When I come in to the game, I try to do the same thing every time. I jog across the outfield grass, then stop and walk across the infield dirt. I warm up with a couple of fastballs, breaking balls, off-speed pitches, then one last fastball. I make sure that I do the sign of the cross. It helps get me into my comfort zone.
A baseball team is about chemistry. If I get down on myself — if I’m the one guy who becomes the bad apple — it can affect the other guys. Whenever I pitch badly, I always want the ball the next day. I’m itching for it so I can make up for what I did. We’re all human. We’re going to give up home runs, but the good relievers bounce back.

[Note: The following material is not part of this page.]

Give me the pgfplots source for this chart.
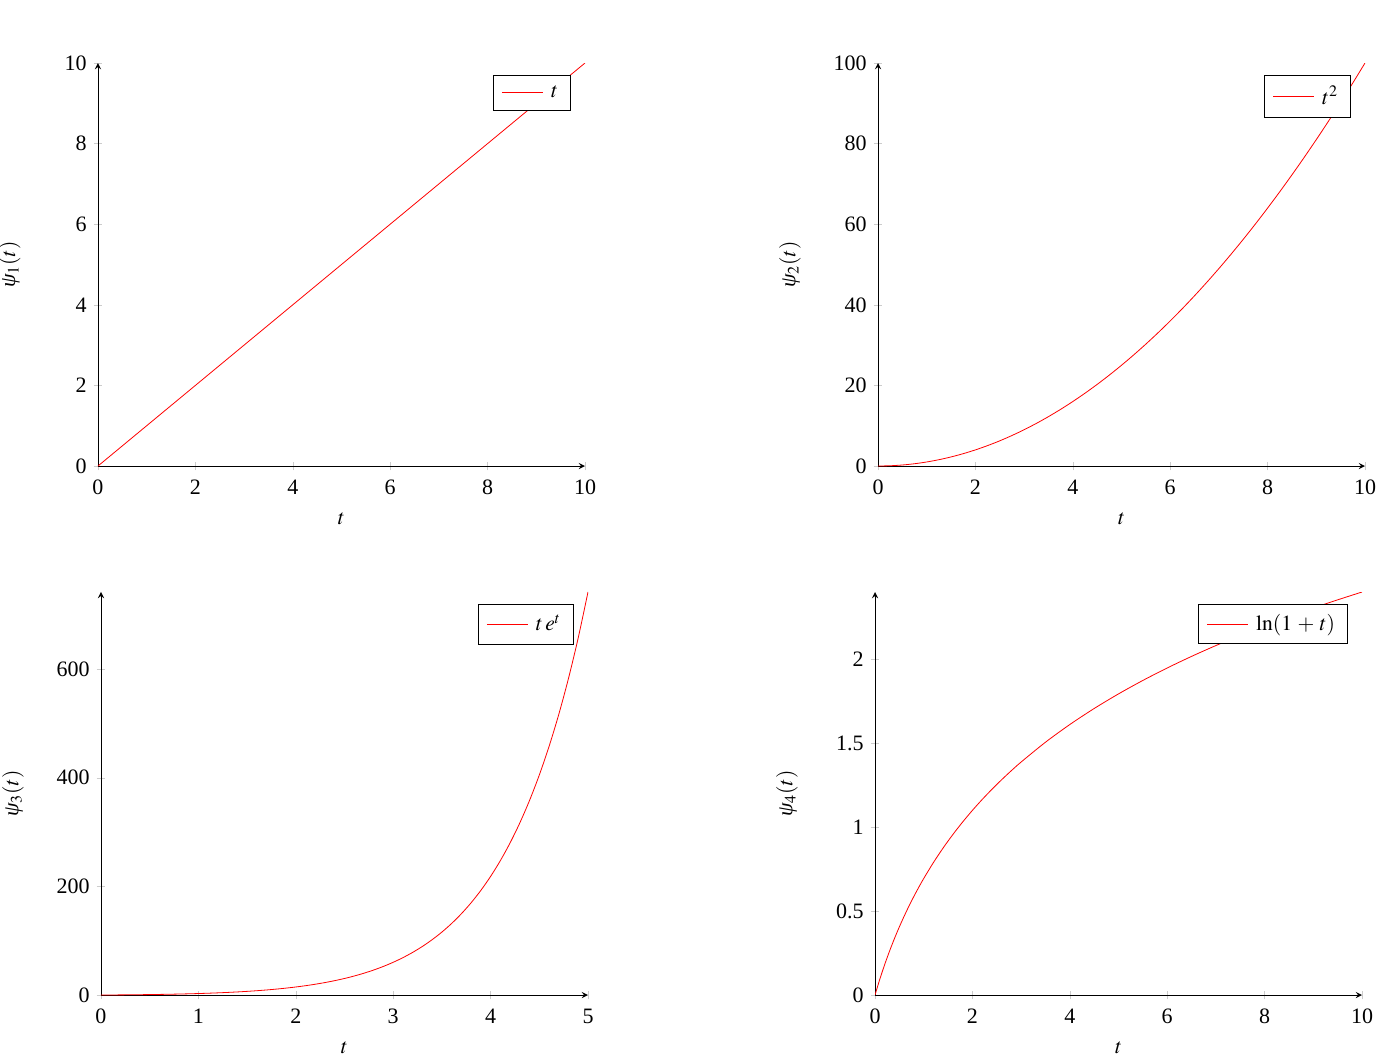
\documentclass[border=0pt]{standalone}
\usepackage{mathptmx}
\usepackage{fontspec}
\setmainfont{Liberation Serif}
\usepackage{pgfplots}
\pgfplotsset{compat=1.18}

\newcommand{\psilab}[1]{{\itshape ψ}$_{#1}(t)$}

\pgfplotsset{
  quad/.style={
    scale only axis,
    width=243.5pt, height=201.5pt,
    font=\fontsize{10.8}{13}\selectfont,
    tick label style={font=\fontsize{11}{13}\selectfont},
    /pgf/number format/assume math mode=true,
    xticklabel style={yshift=-1.5pt},
    axis lines=left,
    tick align=center,
    tick style={gray!40},
    xmin=0, ymin=0,
    xlabel={$t$},
    x label style={at={(axis description cs:0.5,0)}, anchor=center, yshift=-26.5pt},
    y label style={at={(axis description cs:-0.158,0.5)}, anchor=south, inner sep=0pt},
    legend pos=north east,
    legend cell align=left,
    legend style={inner xsep=4pt, inner ysep=3pt},
    legend image code/.code={\draw[#1, line width=0.5pt] (0cm,0cm) -- (0.72cm,0cm);},
  }
}

\begin{document}
\begin{tikzpicture}
\path[use as bounding box] (-49pt,-295pt) rectangle (639pt,233pt);

% psi_1
\begin{axis}[quad, at={(0pt,0pt)}, anchor=south west,
  xmax=10, ymax=10, ylabel={\psilab{1}}]
\addplot[red] coordinates {(0,0) (10,10)};
\addlegendentry{\,$t$}
\end{axis}

% psi_2
\begin{axis}[quad, at={(390pt,0pt)}, anchor=south west,
  xmax=10, ymax=100, ylabel={\psilab{2}}]
\addplot[red, smooth] coordinates {
(0,0) (0.25,0.0625) (0.5,0.25) (0.75,0.5625) (1,1) (1.25,1.5625) (1.5,2.25)
(1.75,3.0625) (2,4) (2.25,5.0625) (2.5,6.25) (2.75,7.5625) (3,9)
(3.25,10.5625) (3.5,12.25) (3.75,14.0625) (4,16) (4.25,18.0625) (4.5,20.25)
(4.75,22.5625) (5,25) (5.25,27.5625) (5.5,30.25) (5.75,33.0625) (6,36)
(6.25,39.0625) (6.5,42.25) (6.75,45.5625) (7,49) (7.25,52.5625) (7.5,56.25)
(7.75,60.0625) (8,64) (8.25,68.0625) (8.5,72.25) (8.75,76.5625) (9,81)
(9.25,85.5625) (9.5,90.25) (9.75,95.0625) (10,100)};
\addlegendentry{\,$t^2$}
\end{axis}

% psi_3
\begin{axis}[quad, at={(1.5pt,-264.5pt)}, anchor=south west,
  xmax=5, ymax=742.07, ytick={0,200,400,600}, ylabel={\psilab{3}}]
\addplot[red, smooth] coordinates {
(0,0) (0.1,0.1105) (0.2,0.2443) (0.3,0.4050) (0.4,0.5967) (0.5,0.8244)
(0.6,1.0933) (0.7,1.4096) (0.8,1.7804) (0.9,2.2136) (1,2.7183)
(1.1,3.3046) (1.2,3.9841) (1.3,4.7701) (1.4,5.6773) (1.5,6.7225)
(1.6,7.9248) (1.7,9.3057) (1.8,10.8894) (1.9,12.7032) (2,14.7781)
(2.1,17.1490) (2.2,19.8550) (2.3,22.9406) (2.4,26.4557) (2.5,30.4562)
(2.6,35.0056) (2.7,40.1752) (2.8,46.0449) (2.9,52.7049) (3,60.2566)
(3.1,68.8138) (3.2,78.5040) (3.3,89.4716) (3.4,101.878) (3.5,115.904)
(3.6,131.754) (3.7,149.655) (3.8,169.865) (3.9,192.669) (4,218.393)
(4.1,247.395) (4.2,280.082) (4.3,316.909) (4.4,358.384) (4.5,405.077)
(4.6,457.628) (4.7,516.751) (4.8,583.248) (4.9,658.021) (5,742.066)};
\addlegendentry{\,$t\,e^t$}
\end{axis}

% psi_4
\begin{axis}[quad, at={(388.5pt,-264.5pt)}, anchor=south west,
  xmax=10, ymax=2.398, ytick={0,0.5,1,1.5,2}, ylabel={\psilab{4}}]
\addplot[red, smooth] coordinates {
(0,0) (0.1,0.09531) (0.2,0.18232) (0.3,0.26236) (0.4,0.33647) (0.5,0.40547)
(0.6,0.47000) (0.7,0.53063) (0.8,0.58779) (0.9,0.64185) (1,0.69315)
(1.2,0.78846) (1.4,0.87547) (1.6,0.95551) (1.8,1.02962) (2,1.09861)
(2.2,1.16315) (2.4,1.22378) (2.6,1.28093) (2.8,1.33500) (3,1.38629)
(3.5,1.50408) (4,1.60944) (4.5,1.70475) (5,1.79176) (5.5,1.87180)
(6,1.94591) (6.5,2.01490) (7,2.07944) (7.5,2.14007) (8,2.19722)
(8.5,2.25129) (9,2.30259) (9.5,2.35138) (10,2.39790)};
\addlegendentry{\,$\ln(1\,+\,t)$}
\end{axis}
\end{tikzpicture}
\end{document}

The worst slump I ever had was in 1995 with the Baltimore Orioles. I threw pretty good for the first couple of games. Then we went to Boston, and I gave up four runs in two innings. But I didn’t think anything of it. The next day, we’re getting wiped out in Texas, and I go in to throw the last inning. I get one batter out and give up eight runs. Two days later, against Cleveland, I get the first two batters, then give up three hits and another run.
I went to my manager and said, “I need three or four days off.” During that time, I threw in the bull pen every day. I pretended that it was a game. I looked at videos of the games to see what I had been doing wrong. From that point until the end of the season, I pitched 57 innings and gave up five runs.
When I leave the park after a bad game, I get it out of my system real fast. By the time I get home, if my wife hasn’t seen the game, she can’t tell whether I won or lost. I’ve always been the type of player who will stay on an even keel. It’s hard. I can’t stand losing. But that’s part of the game. And it’s a long season. If you carry bad thoughts around with you after the games, you’ll be a wreck by the end of the year.
A relief pitcher for the San Diego Padres, Jesse Orosco has pitched in more games (1,200 and counting) and made more relief appearances (1,196 and counting) than any other pitcher in Major League history. In 24 seasons, he has played for two world-championship teams as well as his share of last-place teams. The oldest player in the majors, he hasn’t decided whether this season will be his last.